Multiple sources, including Democratic Senator Dick Durbin, say that at a meeting between lawmakers and President Trump yesterday on immigration reform, the president asked why “he would want ‘all these people from shithole countries,’” in reference to immigration from African nations. Trump also asked why the U.S. needed more Haitians, adding “Take them out.” And as the sickly cherry on top, he also noted that the U.S. should admit more people from Norway, a country known not only for the whiteness of its snow, but of its populace as well.
As various people have noted, these comments are shocking without being surprising. Donald Trump launched his candidacy with a speech that declared Mexicans “rapists,” and his campaign repeatedly appealed to a broad spectrum of racist notions. In this one perverse way, at least, Donald Trump demonstrated truly egalitarian impulses, his racism encompassing all manner of black and brown people, or put more bluntly, all black and brown people. His discrimination did not discriminate. And since taking office, he has, among other reprehensible behavior, picked fights with African-Americans at an alarming rate; dismissed the severity of the crisis facing Puerto Ricans; and pardoned a man who tortured Latinos in detention centers that the pardonee liked to refer to as “concentration camps.”
But we are right to be shocked. Shocked at this president’s lack of self-control; shocked at the depth of hatred and stupidity which his expression of these thoughts telegraphs to the rest of us; shocked anew at the situation we are in, with a white supremacist in the White House, and a sense of helplessness, disbelief, and even fear over how we got here.
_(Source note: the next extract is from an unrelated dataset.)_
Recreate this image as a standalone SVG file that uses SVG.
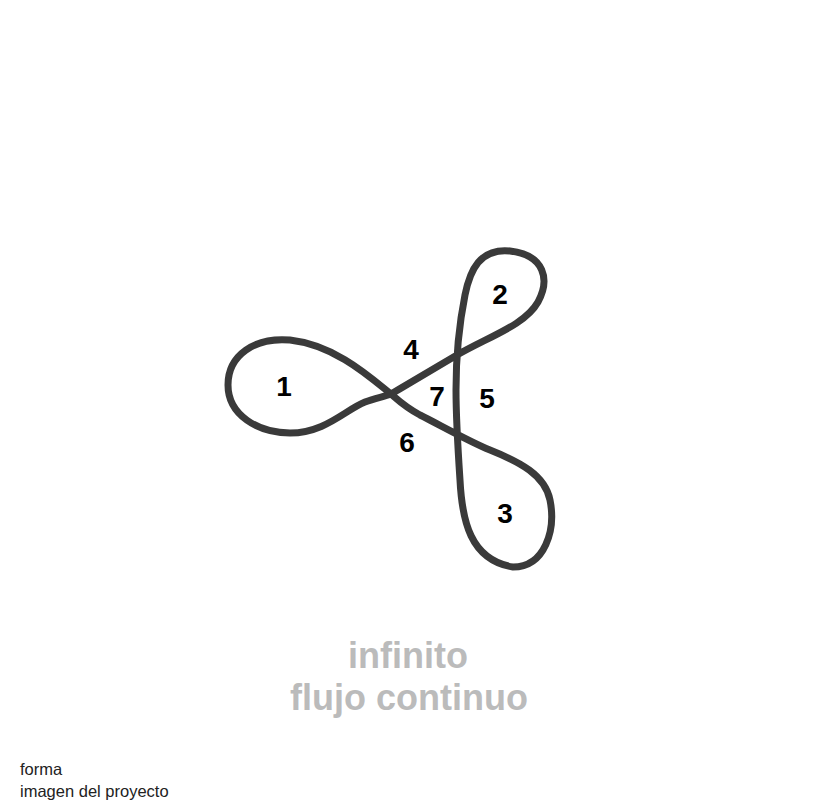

Let’s not forget that the White House’s initial response to reports of the remarks was not simply to deny them, but to let it be known that they thought such sentiments would play well with Trump’s base. This response speaks both to the debased ways in which the president seeks to hold on to power, and to the degraded state of any of his supporters moved by such appeals to racism. And the inability of Republican politicians to forcefully condemn the president's remarks reminds us that they're all in with completing the GOP's conversion into white supremacism's institutional defender. Trump may have spoken the words, but the rot has overtaken the Republic Party as a whole.
There must be a point where the president’s lack of any moral authority means that politics as usual can no longer be conducted. At a minimum, how can Democrats justify working with this president on immigration, when the policies he’s arguing for stem from a racist and un-American worldview? How can they be party to even a watered-down version of this president’s immigration policy, tainted as it inevitably is by a fundamental belief in the superiority of white skin over dark?
This president, and the advisors he’s surrounded himself with, view maintenance of the U.S. population as majority white to be of the highest priority. They squawk about profound cultural differences between newcomers and established citizens, and about how immigrants steal American jobs, but their inability to calibrate the distance between these plausible-sounding claims and outright racism keeps giving the game away: it’s all about the racism. After all, if the president’s interest is in protecting American jobs — as he’s said countless times — then why is his administration arguing that we need to have merit-based immigration, in which well-educated newcomers would be MORE likely to take jobs from existing citizens? Merit has become shorthand for people with white skin and who preferably already speak English.
When the president makes openly racist comments, white Americans in particular have a greater responsibility than non-whites to respond forcefully. Such comments are not only an attack on non-whites — in this case, people of African descent — but they’re also implicitly an appeal to other white people to uphold racism as something we all hold in common. Trump feels it is OK to express such hateful ideas because he believes other people also say these things. Certainly some white people do; but many more not only do not, but despise the racism that motivates it. And it is on all of us to say that we’ve had enough, more than enough. Every attempt to conscript us into this movement of right-wing hate and resentment needs to be called out for the abomination that it is. I know that for my generation, and for the cohorts born after me, racism is by and large considered a disqualifying character trait, whether in a coworker, a friend, or a politician. At times like this, it feels so clear that Trump is only still president through the forbearance of older generations who do not see racism as a non-negotiable evil.